Ravissant: Tales of Avadh

A brand campaign on cultural identity and the art of the telling detail.

Client · Ravissant

Industry · Luxury Retail / Fashion

Team · Bosky Doshi, Enterprise Nexus Mumbai

My Role · Art Direction

Methods · Campaign concepting, visual direction, art direction on shoot

Timeline · 2003

Outcome · Loved and extended from three print ads to a full retail collateral system across Mumbai.

Ravissant is India's first luxury designer label founded in Mumbai in the early 1980s by Ravi and Mina Chawla, and built over two decades into a name that stood alongside Dior, Hermès, and Cartier in the vocabulary of Indian luxury. The Tales of Avadh collection brought together rare ikats and hand-embroidered chikankari stoles evoking the opulence of 18th century Lucknow. This was not a new brand finding its voice.

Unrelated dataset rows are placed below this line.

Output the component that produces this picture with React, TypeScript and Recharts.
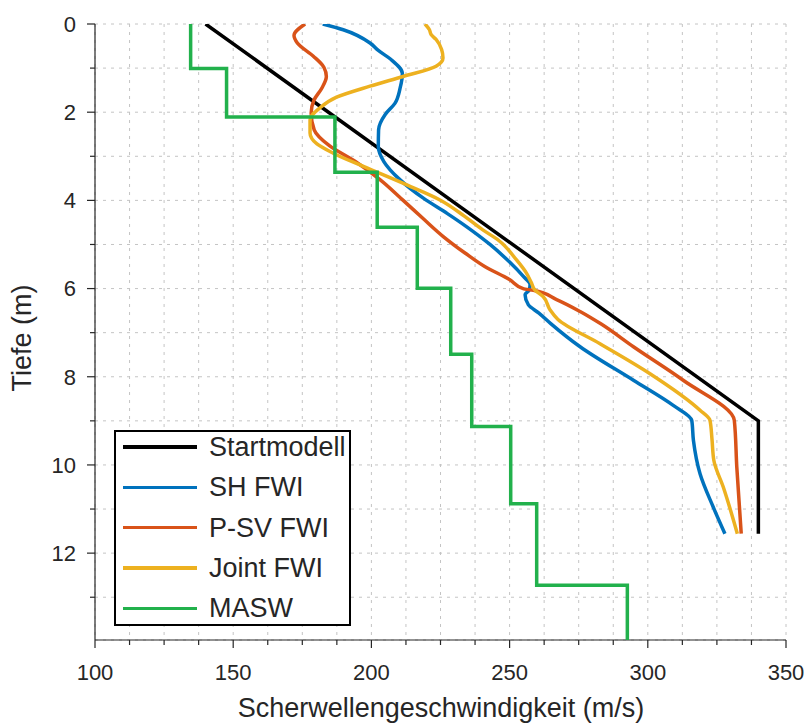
import { ScatterChart, Scatter, XAxis, YAxis, CartesianGrid, Legend } from "recharts";

const AXIS = "#262626";
const FONT = "'Liberation Sans', Arial, Helvetica, sans-serif";

// ticks
const xTicks = [100, 112.5, 125, 137.5, 150, 162.5, 175, 187.5, 200, 212.5, 225, 237.5, 250, 262.5, 275, 287.5, 300, 312.5, 325, 337.5, 350];
const yTicks = [0, 1, 2, 3, 4, 5, 6, 7, 8, 9, 10, 11, 12, 13];

// Startmodell
const depthStart = [0, 9, 11.56];
const vsStart = [140, 340, 340];

// SH FWI
const depthSH = [0, 0.13, 0.43, 0.6, 0.8, 1.12, 1.45, 1.8, 2.05, 2.4, 2.78, 3.12, 3.53, 3.95, 4.3, 4.6, 5.0, 5.4, 5.72, 5.91, 6.03, 6.14, 6.37, 6.55, 6.8, 7.32, 8.08, 8.65, 8.99, 9.44, 10.2, 10.96, 11.56];
const vsSH = [182.4, 189.8, 199.5, 202.5, 207, 211.2, 210.4, 208.5, 205, 202.6, 202.5, 204.5, 210.3, 218.8, 227.5, 234.5, 242.9, 250, 254.9, 257.4, 257.1, 255.6, 256.8, 260.5, 265, 275.5, 294.8, 309.2, 315.9, 316.5, 318.9, 323.7, 327.9];

// P-SV FWI
const depthPSV = [0, 0.26, 0.43, 0.73, 0.98, 1.19, 1.45, 1.73, 2.02, 2.4, 2.76, 3.12, 3.53, 4.0, 4.4, 4.82, 5.2, 5.5, 5.8, 6.0, 6.04, 6.25, 6.52, 6.8, 7.32, 8.08, 8.99, 10.05, 11.56];
const vsPSV = [176.0, 172.0, 173.2, 179.0, 182.8, 183.7, 182.1, 179.2, 178.2, 179.3, 184.8, 194.2, 203.1, 211.5, 218.5, 226, 234, 241, 250.1, 254.9, 258.6, 267, 275.5, 283, 294.8, 312.8, 331.3, 332.2, 333.8];

// Joint FWI
const depthJoint = [0, 0.13, 0.24, 0.35, 0.58, 0.77, 0.96, 1.19, 1.41, 1.66, 1.9, 2.17, 2.47, 2.72, 2.93, 3.23, 3.65, 3.99, 4.35, 4.67, 4.89, 5.35, 5.65, 5.87, 6.03, 6.18, 6.48, 6.7, 7.25, 7.93, 8.76, 8.99, 9.4, 9.9, 10.5, 11.56];
const vsJoint = [219.4, 221.0, 221.6, 223.4, 225.4, 225.9, 223.4, 211.5, 199.5, 187.4, 181.4, 177.8, 177.8, 180.3, 186.2, 197.1, 212.8, 224.8, 233.5, 240.3, 245.7, 252.5, 256.1, 257.9, 259.1, 262.1, 264.6, 267.5, 282.7, 300.8, 318.9, 322.5, 323.2, 323.9, 327.3, 332.4];

// MASW layers (boundaries and layer velocities)
const maswBounds = [0, 1.01, 2.11, 3.36, 4.61, 5.99, 7.49, 9.13, 10.88, 12.73, 14];
const maswVs = [134.6, 147.6, 186.8, 202.1, 216.6, 228.7, 236.3, 250.4, 259.8, 292.6];

const toPoints = (d: number[], v: number[]) => d.map((dd, i) => ({ d: dd, v: v[i] }));

const maswPoints = maswVs.flatMap((v, i) => [
  { v, d: maswBounds[i] },
  { v, d: maswBounds[i + 1] },
]);

const series = [
  { name: "Startmodell", color: "#000000", data: toPoints(depthStart, vsStart), joint: "linear" },
  { name: "SH FWI", color: "#0072BD", data: toPoints(depthSH, vsSH), joint: "monotoneY" },
  { name: "P-SV FWI", color: "#D95319", data: toPoints(depthPSV, vsPSV), joint: "monotoneY" },
  { name: "Joint FWI", color: "#EDB120", data: toPoints(depthJoint, vsJoint), joint: "monotoneY" },
  { name: "MASW", color: "#22B14C", data: maswPoints, joint: "linear" },
];

const BottomTick = ({ x, y, payload }: any) => {
  const major = payload.value % 50 === 0;
  return (
    <g>
      <line x1={x} x2={x} y1={y} y2={y + (major ? 8 : 5)} stroke={AXIS} strokeWidth={1.2} />
      {major && (
        <text x={x} y={y + 40} textAnchor="middle" fontSize={22} fontFamily={FONT} fill={AXIS}>
          {payload.value}
        </text>
      )}
    </g>
  );
};

const TopTick = ({ x, y, payload }: any) => {
  const major = payload.value % 50 === 0;
  return <line x1={x} x2={x} y1={y} y2={y - (major ? 8 : 5)} stroke={AXIS} strokeWidth={1.2} />;
};

const LeftTick = ({ x, y, payload }: any) => {
  const major = payload.value % 2 === 0;
  return (
    <g>
      <line x1={x} x2={x - (major ? 8 : 5)} y1={y} y2={y} stroke={AXIS} strokeWidth={1.2} />
      {major && (
        <text x={x - 19} y={y} dy="0.36em" textAnchor="end" fontSize={22} fontFamily={FONT} fill={AXIS}>
          {payload.value}
        </text>
      )}
    </g>
  );
};

const RightTick = ({ x, y, payload }: any) => {
  const major = payload.value % 2 === 0;
  return <line x1={x} x2={x + (major ? 8 : 5)} y1={y} y2={y} stroke={AXIS} strokeWidth={1.2} />;
};

const XTitle = () => (
  <text x={441} y={717} textAnchor="middle" fontSize={27} fontFamily={FONT} fill={AXIS}>
    Scherwellengeschwindigkeit (m/s)
  </text>
);

const YTitle = () => (
  <text x={31} y={338} transform="rotate(-90 31 338)" textAnchor="middle" fontSize={27} fontFamily={FONT} fill={AXIS}>
    Tiefe (m)
  </text>
);

const renderLegend = () => (
  <div
    style={{
      boxSizing: "border-box",
      width: 237,
      height: 196,
      border: "2px solid #000",
      background: "#fff",
      position: "relative",
      fontFamily: FONT,
      fontSize: 27,
      color: AXIS,
    }}
  >
    {series.map((s, i) => {
      const cy = 15 + i * 40.3;
      return (
        <div key={s.name}>
          <div style={{ position: "absolute", left: 7, top: cy - 1.7, width: 74, height: 3.5, background: s.color }} />
          <span style={{ position: "absolute", left: 93, top: cy, transform: "translateY(-50%)", lineHeight: 1, whiteSpace: "nowrap" }}>
            {s.name}
          </span>
        </div>
      );
    })}
  </div>
);

export default function App() {
  return (
    <div style={{ position: "absolute", left: 0, top: 0, background: "#fff" }}>
      <ScatterChart width={810} height={724} margin={{ top: 24, right: 24, bottom: 0, left: 0 }}>
        <CartesianGrid stroke="#c4c4c4" strokeDasharray="3 5" />
        <XAxis
          type="number"
          dataKey="v"
          domain={[100, 350]}
          allowDataOverflow
          ticks={xTicks}
          interval={0}
          height={84}
          tickSize={0}
          tickMargin={0}
          tickLine={false}
          tick={<BottomTick />}
          axisLine={{ stroke: AXIS, strokeWidth: 1.2 }}
          label={<XTitle />}
        />
        <XAxis
          xAxisId="top"
          orientation="top"
          type="number"
          domain={[100, 350]}
          allowDataOverflow
          ticks={xTicks}
          interval={0}
          height={0}
          tickSize={0}
          tickMargin={0}
          tickLine={false}
          tick={<TopTick />}
          axisLine={{ stroke: AXIS, strokeWidth: 1.2 }}
        />
        <YAxis
          type="number"
          dataKey="d"
          domain={[0, 13.97]}
          allowDataOverflow
          reversed
          ticks={yTicks}
          interval={0}
          width={95}
          tickSize={0}
          tickMargin={0}
          tickLine={false}
          tick={<LeftTick />}
          axisLine={{ stroke: AXIS, strokeWidth: 1.2 }}
          label={<YTitle />}
        />
        <YAxis
          yAxisId="right"
          orientation="right"
          type="number"
          domain={[0, 13.97]}
          allowDataOverflow
          reversed
          ticks={yTicks}
          interval={0}
          width={0}
          tickSize={0}
          tickMargin={0}
          tickLine={false}
          tick={<RightTick />}
          axisLine={{ stroke: AXIS, strokeWidth: 1.2 }}
        />
        {series.map((s) => (
          <Scatter
            key={s.name}
            name={s.name}
            data={s.data}
            fill={s.color}
            line={{ stroke: s.color, strokeWidth: 3.5 }}
            lineJointType={s.joint as any}
            shape={() => <g />}
            isAnimationActive={false}
          />
        ))}
        <Legend
          layout="vertical"
          align="center"
          verticalAlign="middle"
          wrapperStyle={{ left: 114, top: 430, width: 237, height: 196 }}
          content={renderLegend}
        />
      </ScatterChart>
    </div>
  );
}
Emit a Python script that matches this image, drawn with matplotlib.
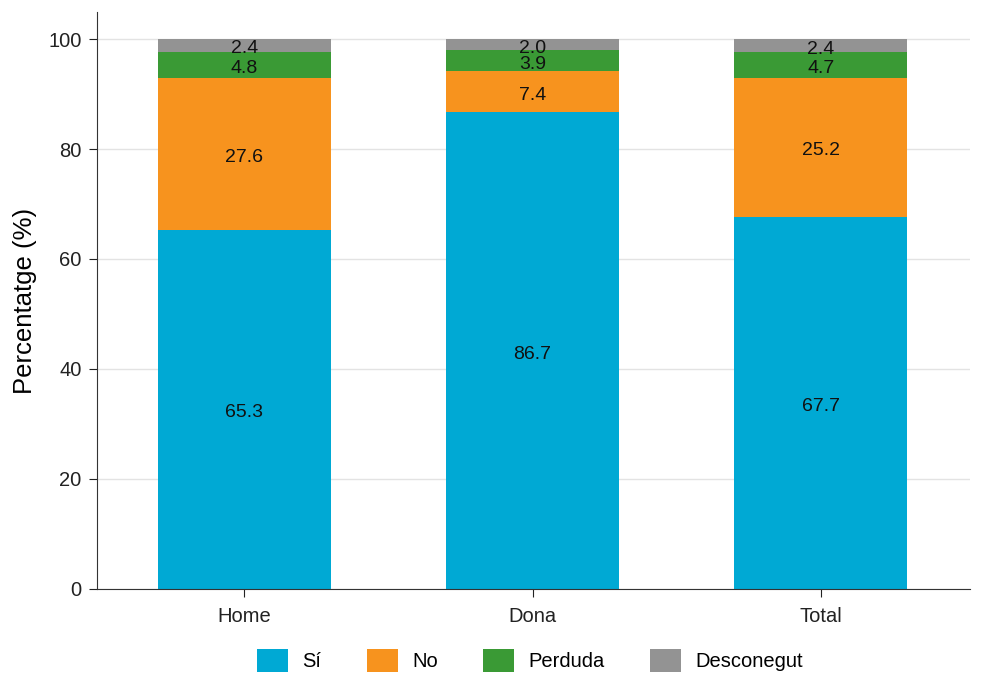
import numpy as np
import matplotlib.pyplot as plt

plt.rcParams['font.family'] = ['Liberation Sans', 'DejaVu Sans']

groups = ["Home", "Dona", "Total"]
series = ["Sí", "No", "Perduda", "Desconegut"]
si = [65.3, 86.7, 67.7]
no = [27.6, 7.4, 25.2]
perduda = [4.8, 3.9, 4.7]
desconegut = [2.4, 2.0, 2.4]
colors = ["#00A9D4", "#F7931E", "#3A9A35", "#939393"]

fig = plt.figure(figsize=(9.89, 6.73), dpi=100)
ax = fig.add_axes([0.098, 0.125, 0.883, 0.857])

x = np.arange(len(groups))
bottom = np.zeros(len(groups))
for name, vals, c in zip(series, [si, no, perduda, desconegut], colors):
    vals = np.array(vals)
    ax.bar(x, vals, 0.6, bottom=bottom, color=c, label=name, zorder=2)
    for xi, b, v in zip(x, bottom, vals):
        ax.annotate(f"{v:.1f}", (xi, b + v / 2), xytext=(0, -2.5), textcoords="offset points",
                    ha="center", va="center", fontsize=14, color="#111111", zorder=3)
    bottom += vals

ax.set_xlim(-0.512, 2.519)
ax.set_ylim(0, 104.9)
ax.set_yticks([0, 20, 40, 60, 80, 100])
ax.set_xticks(x)
ax.set_xticklabels(groups)
ax.tick_params(labelsize=14.5, colors="#222222", length=6, pad=5)
ax.tick_params(axis="x", pad=7)
ax.yaxis.grid(True, color="#e3e3e3", lw=1, zorder=0)
ax.set_ylabel("Percentatge (%)", fontsize=18.5, labelpad=8)
for s in ["top", "right"]:
    ax.spines[s].set_visible(False)
for s in ["left", "bottom"]:
    ax.spines[s].set_color("#333333")

fig.legend(loc="center", bbox_to_anchor=(0.536, 0.019), ncol=4, frameon=False, fontsize=14.5,
           handlelength=1.55, handleheight=1.4, columnspacing=2.25, handletextpad=0.7)

fig.savefig("out.png", dpi=100)
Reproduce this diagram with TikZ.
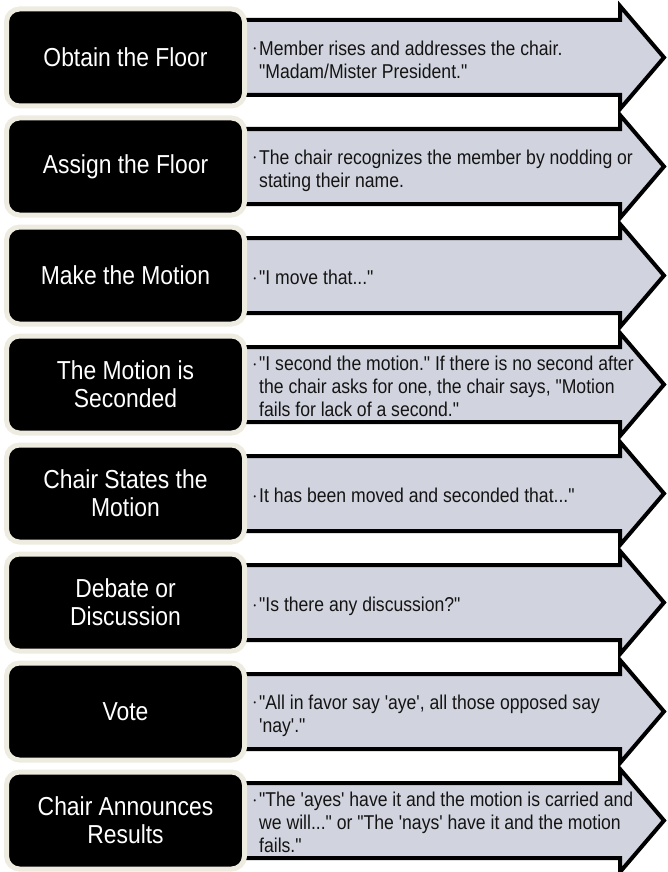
\documentclass[tikz,border=0pt]{standalone}
\usepackage{fontspec}
\newfontfamily\narrowsans{Liberation Sans}[FakeStretch=0.88]
\definecolor{arrowfill}{RGB}{209,212,222}
\definecolor{cream}{RGB}{238,236,225}
\begin{document}
\begin{tikzpicture}[x=1pt,y=-1pt,
  arrowbody/.style={draw=black, line width=4pt, fill=arrowfill, line join=miter},
  stepbox/.style={rounded corners=13pt, fill=black, draw=cream, line width=5pt,
    minimum width=238pt, minimum height=97pt, text=white, align=center,
    font=\narrowsans\fontsize{26}{28}\selectfont, inner sep=0pt},
  desc/.style={anchor=north west, align=left, inner sep=0pt, text=black!92,
    font=\narrowsans\fontsize{20}{23}\selectfont}]
\useasboundingbox (0,0) rectangle (668,872);
\newcommand{\bul}{\llap{\raisebox{3.5pt}{\fontsize{8}{8}\selectfont\textbullet}\hspace{3pt}}}
\foreach \i/\lab/\txt/\n in {
  0/{Obtain the Floor}/{Member rises and addresses the chair.\\"Madam/Mister President."}/2,
  1/{Assign the Floor}/{The chair recognizes the member by nodding or\\stating their name.}/2,
  2/{Make the Motion}/{"I move that..."}/1,
  3/{The Motion is\\Seconded}/{"I second the motion." If there is no second after\\the chair asks for one, the chair says, "Motion\\fails for lack of a second."}/3,
  4/{Chair States the\\Motion}/{It has been moved and seconded that..."}/1,
  5/{Debate or\\Discussion}/{"Is there any discussion?"}/1,
  6/{Vote}/{"All in favor say 'aye', all those opposed say\\'nay'."}/2,
  7/{Chair Announces\\Results}/{"The 'ayes' have it and the motion is carried and\\we will..." or "The 'nays' have it and the motion\\fails."}/3}
{
  \pgfmathsetmacro{\cy}{57.5+109*\i}
  \pgfmathsetmacro{\ty}{\cy+1.5-(14.3+23*(\n-1))/2}
  \draw[arrowbody] (230,\cy-37.5) -- (620,\cy-37.5) -- (620,\cy-51.5) -- (664,\cy)
    -- (620,\cy+51.5) -- (620,\cy+37.5) -- (230,\cy+37.5) -- cycle;
  \node[stepbox] (box\i) at (125.5,\cy) {\lab};
  \node[desc] (desc\i) at (259,\ty) {\bul\txt};
}
\end{tikzpicture}
\end{document}
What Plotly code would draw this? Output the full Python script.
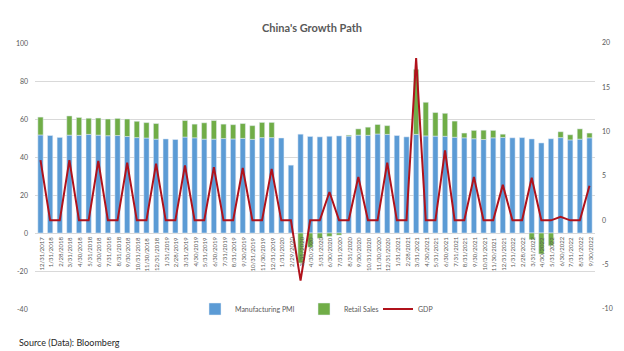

This was an institution launching a collection and the campaign needed to be worthy of both.

The brief was a collection. The answer was a painting.

The Challenge

A brand with Ravissant's stature doesn't need awareness. It needs a campaign that deepens the mythology. The Tales of Avadh collection was rooted in Avadhi court culture a world of extraordinary refinement, colour, and ceremony. The challenge was to find a visual language that didn't just reference that world but genuinely inhabited it, without tipping into pastiche or period drama.

The clothes deserved a frame as considered as the craft inside them.

A glimpse of the process

There was no lengthy research phase. Just close reading of the world as it already existed. Flipping through references, the Mughal miniature emerged not as a stylistic device, but as the only visual grammar equal to what the collection actually was. Court compositions. Jewel tones. Figures posed with the stillness of subjects painted for posterity. The idea was already there, hiding in plain sight.

The shoot with photographer Farroukh Chotia became an exercise in building that world, frame by frame.

The insight

Indian luxury in 2003 defaulted to Western visual codes clean backgrounds, European light, aspirational distance. Ravissant had always known better. The insight was simple: the most powerful thing this campaign could do was refuse to apologise for being entirely, unapologetically Indian. The collection didn't need to be framed as exotic or nostalgic. It needed to be presented as exactly what it was the continuation of a living tradition.

The design response

Each execution was constructed as a living miniature — arched frames, flat perspective, richly patterned grounds, figures posed with the stillness of court subjects. The headlines did the rest. A wrong shade of red could have cost a Begum a palace or two. Copy that understood the world it was speaking from. The photography by Farroukh Chotia held the tension between fashion image and painted surface without tipping either way.

The campaign's reception extended the visual world into retail shopping bags, calendar design, in-store collateral, all built inside the same miniature grammar. Those pieces no longer exist in archive. The ads that seeded them do.

The impact

When the industry stopped to look

  • Campaign loved and immediately extended into retail collateral system

  • Marked the beginning of a sustained creative relationship between Enterprise Nexus and Ravissant

Key takeaways

This was my first shoot with Farroukh Chotia and the first time I understood what art direction really meant. Not arranging. Not supervising. Deciding what world the work lives in, and then building every detail in service of that decision. The miniature wasn't a reference. It was the answer.

That lesson find the world first, then build everything inside it is one I've been applying ever since.